Start Material for the task

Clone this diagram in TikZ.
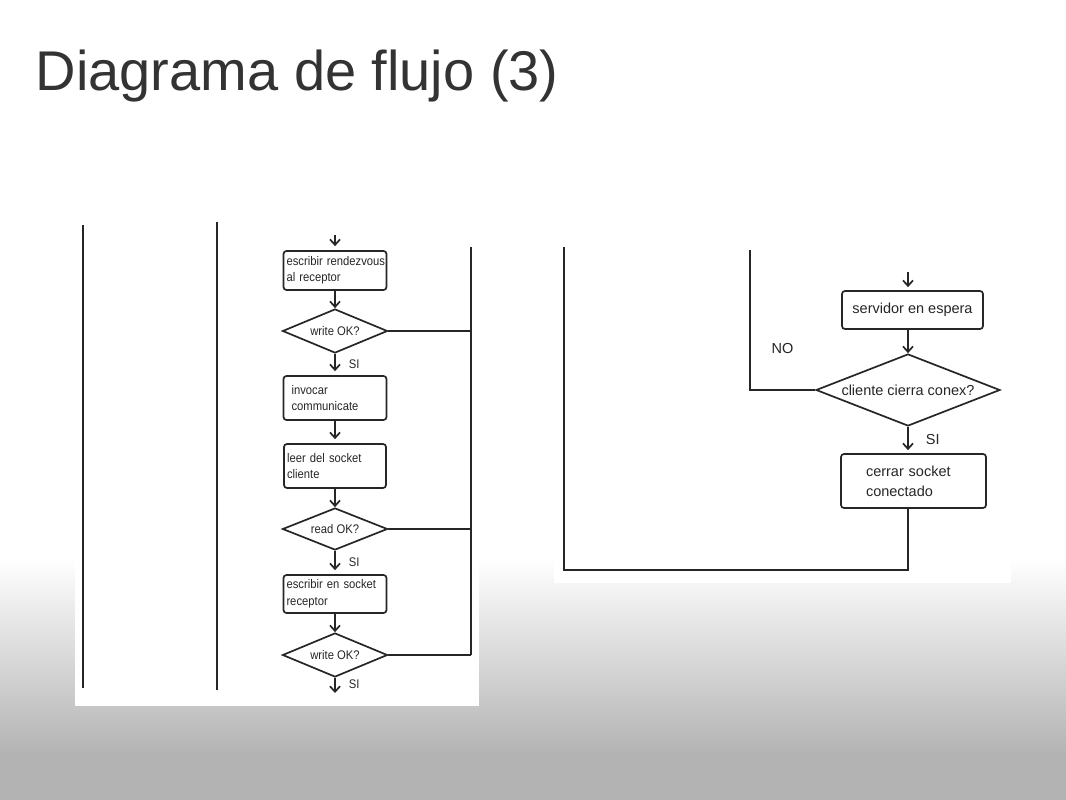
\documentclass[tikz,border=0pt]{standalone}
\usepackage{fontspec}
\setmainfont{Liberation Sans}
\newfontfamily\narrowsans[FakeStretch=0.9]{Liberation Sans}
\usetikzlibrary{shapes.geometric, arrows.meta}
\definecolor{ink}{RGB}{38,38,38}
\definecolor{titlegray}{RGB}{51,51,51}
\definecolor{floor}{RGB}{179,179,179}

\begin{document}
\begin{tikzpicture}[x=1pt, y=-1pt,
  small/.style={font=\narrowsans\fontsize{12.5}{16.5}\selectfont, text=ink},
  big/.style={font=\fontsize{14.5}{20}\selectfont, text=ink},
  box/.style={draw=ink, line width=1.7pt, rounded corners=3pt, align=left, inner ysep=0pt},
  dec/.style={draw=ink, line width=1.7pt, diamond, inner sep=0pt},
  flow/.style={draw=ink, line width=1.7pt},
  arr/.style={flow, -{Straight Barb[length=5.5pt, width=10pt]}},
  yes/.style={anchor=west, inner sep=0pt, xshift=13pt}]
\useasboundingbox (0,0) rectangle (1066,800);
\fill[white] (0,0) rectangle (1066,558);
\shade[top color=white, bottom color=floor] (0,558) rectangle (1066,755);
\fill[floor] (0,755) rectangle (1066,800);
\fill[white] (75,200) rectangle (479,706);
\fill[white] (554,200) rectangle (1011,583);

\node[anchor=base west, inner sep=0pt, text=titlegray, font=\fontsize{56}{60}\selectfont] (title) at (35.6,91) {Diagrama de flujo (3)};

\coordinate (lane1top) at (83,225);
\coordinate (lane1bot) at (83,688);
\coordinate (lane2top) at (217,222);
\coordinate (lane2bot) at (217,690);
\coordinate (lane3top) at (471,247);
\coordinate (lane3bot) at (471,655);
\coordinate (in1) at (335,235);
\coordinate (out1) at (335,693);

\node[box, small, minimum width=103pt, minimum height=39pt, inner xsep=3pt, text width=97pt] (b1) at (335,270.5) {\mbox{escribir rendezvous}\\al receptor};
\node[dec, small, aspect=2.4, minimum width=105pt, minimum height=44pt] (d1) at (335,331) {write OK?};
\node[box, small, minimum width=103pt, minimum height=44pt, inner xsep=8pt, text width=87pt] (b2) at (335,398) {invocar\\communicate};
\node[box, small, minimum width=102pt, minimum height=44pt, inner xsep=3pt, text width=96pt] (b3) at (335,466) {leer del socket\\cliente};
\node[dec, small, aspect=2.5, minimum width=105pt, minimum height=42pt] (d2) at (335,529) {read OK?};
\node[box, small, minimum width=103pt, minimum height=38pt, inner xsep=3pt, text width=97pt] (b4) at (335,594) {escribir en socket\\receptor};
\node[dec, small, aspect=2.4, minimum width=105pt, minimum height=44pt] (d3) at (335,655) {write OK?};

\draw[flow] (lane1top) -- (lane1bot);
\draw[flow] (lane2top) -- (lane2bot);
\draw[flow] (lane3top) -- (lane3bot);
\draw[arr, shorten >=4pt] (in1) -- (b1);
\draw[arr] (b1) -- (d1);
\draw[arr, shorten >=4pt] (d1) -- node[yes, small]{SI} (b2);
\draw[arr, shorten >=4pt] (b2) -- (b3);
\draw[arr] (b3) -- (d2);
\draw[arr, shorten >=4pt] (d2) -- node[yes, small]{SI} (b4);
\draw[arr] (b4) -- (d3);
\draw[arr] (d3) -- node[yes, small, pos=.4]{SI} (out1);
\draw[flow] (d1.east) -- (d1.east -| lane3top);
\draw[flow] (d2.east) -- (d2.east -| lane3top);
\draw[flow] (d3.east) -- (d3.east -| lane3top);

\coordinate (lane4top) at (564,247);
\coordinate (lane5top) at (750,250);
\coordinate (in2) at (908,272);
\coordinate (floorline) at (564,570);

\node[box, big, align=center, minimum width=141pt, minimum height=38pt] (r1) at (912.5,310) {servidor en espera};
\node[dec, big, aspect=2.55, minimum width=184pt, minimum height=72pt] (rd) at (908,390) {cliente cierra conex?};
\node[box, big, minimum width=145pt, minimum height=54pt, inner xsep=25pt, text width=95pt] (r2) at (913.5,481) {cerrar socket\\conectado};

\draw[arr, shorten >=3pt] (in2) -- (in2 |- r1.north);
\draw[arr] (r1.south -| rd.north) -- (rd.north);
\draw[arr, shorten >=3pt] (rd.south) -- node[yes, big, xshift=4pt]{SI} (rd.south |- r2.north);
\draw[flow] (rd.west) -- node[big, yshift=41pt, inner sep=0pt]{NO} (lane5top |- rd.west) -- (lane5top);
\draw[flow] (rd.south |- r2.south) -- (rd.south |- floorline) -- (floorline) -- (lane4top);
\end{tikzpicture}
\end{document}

End Material for the task
Start Material for the task

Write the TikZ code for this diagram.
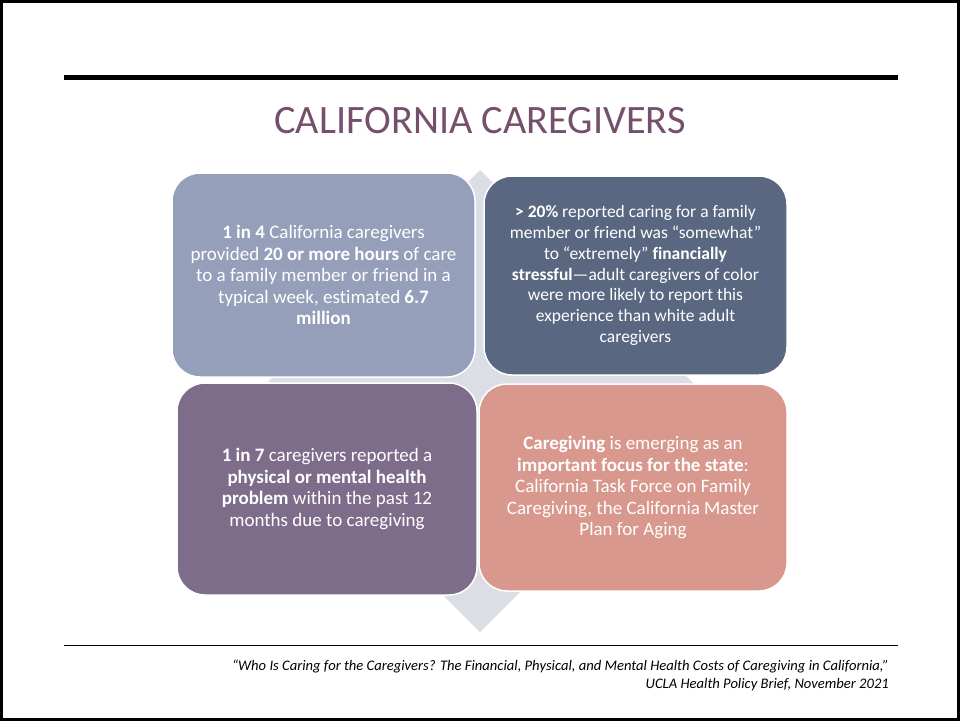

End Material for the task

■ **What to produce**
Find the word "this" in the entries, and copy every line it shows up in.

■ **Right answer**
Clone this diagram in TikZ.
Write the TikZ code for this diagram.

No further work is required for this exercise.